Debra Rosenblum: Statement

My sculptures explore the emotions through allegory, mythology, fairy tales and natural forms. Whether in mixed media, clay or bronze, figurative or abstract; the work always alludes to the passage of time. Time is mortality, endurance, vulnerability, and interconnectedness.

The sculptures explore triumphs and losses through mythic figures and gods, as in Icarus and Demeter’s Sorrow. Woe, Lies II, and Mask expose our nightmare fears. Each face symbolizing all faces, each line and eyelash telling a tale, whether the words are screamed or whispered.

Some sculptures show the concave and the convex of a face, each side shaped by, but hidden from, the other. The positive and negative are unified with earth colors and natural textures to illustrate our sunlight and shadow selves. The shells and branches, hornets’ nests and rocks, draped fabric and feathers are all sculpted directly in clay, not from molds. When text is added, as in Recto Verso, it is unmistakably language, but indecipherable: like hearing people speak without knowing precisely what they are saying.

The figurative pieces are sculpted directly in clay and either fired or cast in bronze.

Mixed Media

We are a culture of acquirers and discarders, but instead of tossing away those acquisitions, I turn them into sculptures, altered mostly by juxtaposition. The process of making these sculptures is obsessive; from seeking out, selecting and acquiring each of the antique components, to their manipulation into new forms.
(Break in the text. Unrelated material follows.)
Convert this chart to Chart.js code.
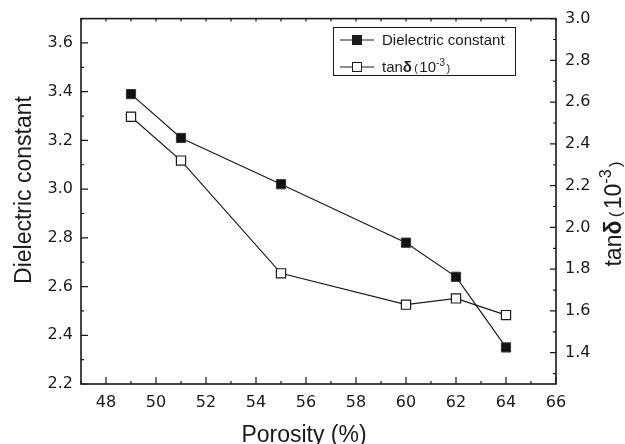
<!DOCTYPE html>
<html>
<head>
<meta charset="utf-8">
<script src="https://cdn.jsdelivr.net/npm/chart.js@4.4.1/dist/chart.umd.min.js"></script>
<style>
  html, body { margin: 0; padding: 0; background: #fff; }
</style>
</head>
<body>
<canvas id="myChart" width="625" height="444"></canvas>
<script>
// data
var porosity = [49, 51, 55, 60, 62, 64];
var dielectric = [3.39, 3.21, 3.02, 2.78, 2.64, 2.35];
var tanDelta = [2.53, 2.32, 1.78, 1.63, 1.66, 1.58];

var xTicks = [48, 50, 52, 54, 56, 58, 60, 62, 64, 66];
var leftTicks = [2.2, 2.4, 2.6, 2.8, 3.0, 3.2, 3.4, 3.6];
var rightTicks = [1.4, 1.6, 1.8, 2.0, 2.2, 2.4, 2.6, 2.8, 3.0];

var seriesNames = ['Dielectric constant', 'tan\u03b4 (10-3)'];

var ink = '#1a1a1a';
var tickFont = { family: '"DejaVu Sans", sans-serif', size: 16 };
var titleFace = '"Liberation Sans", Arial, sans-serif';

// draws a run of text pieces (some bold / superscript) one after the other
function drawRich(ctx, segs, x, y, rot, align) {
  ctx.save();
  ctx.translate(x, y);
  if (rot) ctx.rotate(rot);
  var total = 0;
  segs.forEach(function (s) {
    ctx.font = s.font;
    s.w = ctx.measureText(s.t).width + (s.gap || 0);
    total += s.w;
  });
  var cx = align === 'center' ? -total / 2 : 0;
  ctx.fillStyle = ink;
  ctx.textBaseline = 'alphabetic';
  ctx.textAlign = 'left';
  segs.forEach(function (s) {
    ctx.font = s.font;
    ctx.fillText(s.t, cx + (s.pre || 0), -(s.rise || 0));
    cx += s.w;
  });
  ctx.restore();
}

function tanSegs(size) {
  var f = titleFace;
  return [
    { t: 'tan', font: size + 'px ' + f },
    { t: '\u03b4', font: 'bold ' + size + 'px ' + f, gap: size * 0.15 },
    { t: '(', font: Math.round(size * 0.72) + 'px ' + f, gap: size * 0.1 },
    { t: '10', font: size + 'px ' + f },
    { t: '-3', font: Math.round(size * 0.68) + 'px ' + f, rise: size * 0.42, gap: size * 0.1 },
    { t: ')', font: Math.round(size * 0.72) + 'px ' + f }
  ];
}

var framePlugin = {
  id: 'frame',
  afterDraw: function (chart) {
    var ctx = chart.ctx;
    var a = chart.chartArea;
    var sx = chart.scales.x, sy = chart.scales.y, sy1 = chart.scales.y1;
    ctx.save();
    ctx.strokeStyle = ink;
    ctx.lineWidth = 1.6;
    ctx.strokeRect(a.left, a.top, a.right - a.left, a.bottom - a.top);

    ctx.lineWidth = 1.2;
    ctx.beginPath();
    // bottom: major + minor, top: small ticks at every unit
    xTicks.forEach(function (v) {
      var p = sx.getPixelForValue(v);
      ctx.moveTo(p, a.bottom); ctx.lineTo(p, a.bottom - 7);
      var m = sx.getPixelForValue(v - 1);
      ctx.moveTo(m, a.bottom); ctx.lineTo(m, a.bottom - 3);
      ctx.moveTo(p, a.top); ctx.lineTo(p, a.top + 3);
      ctx.moveTo(m, a.top); ctx.lineTo(m, a.top + 3);
    });
    leftTicks.forEach(function (v) {
      var p = sy.getPixelForValue(v);
      ctx.moveTo(a.left, p); ctx.lineTo(a.left + 7, p);
      var m = sy.getPixelForValue(v + 0.1);
      ctx.moveTo(a.left, m); ctx.lineTo(a.left + 3, m);
    });
    rightTicks.forEach(function (v) {
      var p = sy1.getPixelForValue(v);
      ctx.moveTo(a.right, p); ctx.lineTo(a.right - 6, p);
      var m = sy1.getPixelForValue(v - 0.1);
      ctx.moveTo(a.right, m); ctx.lineTo(a.right - 3, m);
    });
    ctx.stroke();

    // axis titles
    ctx.fillStyle = ink;
    ctx.font = '23px ' + titleFace;
    ctx.textAlign = 'center';
    ctx.textBaseline = 'alphabetic';
    ctx.fillText('Porosity (%)', 304, 442);
    ctx.save();
    ctx.translate(31, 190);
    ctx.rotate(-Math.PI / 2);
    ctx.fillText(seriesNames[0], 0, 0);
    ctx.restore();
    drawRich(ctx, tanSegs(23), 621, 214, -Math.PI / 2, 'center');

    // legend
    var lx = 333, ly = 27, lw = 182, lh = 48;
    ctx.lineWidth = 1;
    ctx.strokeRect(lx + 0.5, ly + 0.5, lw, lh);
    var rows = [40, 67];
    rows.forEach(function (ry, i) {
      ctx.strokeStyle = ink;
      ctx.lineWidth = 1.2;
      ctx.beginPath();
      ctx.moveTo(340, ry); ctx.lineTo(374, ry);
      ctx.stroke();
      ctx.fillStyle = i === 0 ? ink : '#fff';
      ctx.fillRect(352.5, ry - 4.5, 9, 9);
      ctx.lineWidth = 1;
      ctx.strokeRect(352.5, ry - 4.5, 9, 9);
    });
    ctx.fillStyle = ink;
    ctx.textAlign = 'left';
    ctx.font = '15px ' + titleFace;
    ctx.fillText(seriesNames[0], 382, rows[0] + 5);
    drawRich(ctx, tanSegs(15), 382, rows[1] + 5, 0, 'left');
    ctx.restore();
  }
};

function pts(ys) {
  return porosity.map(function (x, i) { return { x: x, y: ys[i] }; });
}

function fixTicks(list) {
  return function (scale) {
    scale.ticks = list.map(function (v) { return { value: v }; });
  };
}

var ctx = document.getElementById('myChart').getContext('2d');
var chart = new Chart(ctx, {
  type: 'line',
  data: {
    datasets: [{
      label: seriesNames[0],
      data: pts(dielectric),
      yAxisID: 'y',
      borderColor: ink,
      backgroundColor: ink,
      borderWidth: 1.2,
      pointStyle: 'rect',
      pointRadius: 6.5,
      pointBorderWidth: 1,
      pointBackgroundColor: '#111',
      pointBorderColor: '#333'
    }, {
      label: seriesNames[1],
      data: pts(tanDelta),
      yAxisID: 'y1',
      borderColor: ink,
      backgroundColor: '#fff',
      borderWidth: 1.2,
      pointStyle: 'rect',
      pointRadius: 6.5,
      pointBorderWidth: 1.2,
      pointBackgroundColor: '#fff',
      pointBorderColor: ink
    }]
  },
  options: {
    responsive: false,
    animation: false,
    layout: { padding: { top: 18, left: 0, right: 0, bottom: 0 } },
    plugins: { legend: { display: false }, tooltip: { enabled: false } },
    scales: {
      x: {
        type: 'linear', min: 47, max: 66,
        afterBuildTicks: fixTicks(xTicks),
        afterFit: function (s) { s.height = 60; },
        grid: { display: false, drawTicks: false },
        border: { display: false },
        ticks: { padding: 9, color: ink, font: tickFont, callback: function (v) { return v; } }
      },
      y: {
        position: 'left', min: 2.2, max: 3.7,
        afterBuildTicks: fixTicks(leftTicks),
        afterFit: function (s) { s.width = 81; },
        grid: { display: false, drawTicks: false },
        border: { display: false },
        ticks: { padding: 8, color: ink, font: tickFont, callback: function (v) { return v.toFixed(1); } }
      },
      y1: {
        position: 'right', min: 1.25, max: 3.0,
        afterBuildTicks: fixTicks(rightTicks),
        afterFit: function (s) { s.width = 69; },
        grid: { display: false, drawTicks: false },
        border: { display: false },
        ticks: { padding: 9, color: ink, font: tickFont, callback: function (v) { return v.toFixed(1); } }
      }
    }
  },
  plugins: [framePlugin]
});
</script>
</body>
</html>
You may relate to individual items (my mother had one of those darning eggs),
be puzzled by others (not everyone knows what a calf weaner looks like), and
you may even recall throwing away things that were in better shape than these.

These assemblages invite examination into what we value.

Note: The title of the feather and shell wall sculptures, “Mandala” is Sanskrit for “circle”. Traditional mandalas are used in Hindui and Buddhist meditative rituals.


The Shadows of Istanbul photographs were taken during my first time in that part of the world, and my first time entering a mosque. The sights of Istanbul are as layered as its history: pagan then Christian then Muslim. There are few “simple” images here.

Intense sunlight is shrouded in mist from the Golden Horn, the Bosphorus, and the Sea of Marmara. It blazes through doorways and windows into the mosques’ dark interiors, transforming “ancient” from concept to visceral experience. Scarves wrap heads, tarps cover marketplaces; Sultans’ signatures obscure angels’ faces, the veils emphasize that which they conceal.

I’m attracted to the grandeur of urban chaos, the interplay of expected and unexpected, the drama that can be found in the ordinary. This work was all photographed in Tuscany, a perfect locale for exploring the confluence of ancient and modern cultures.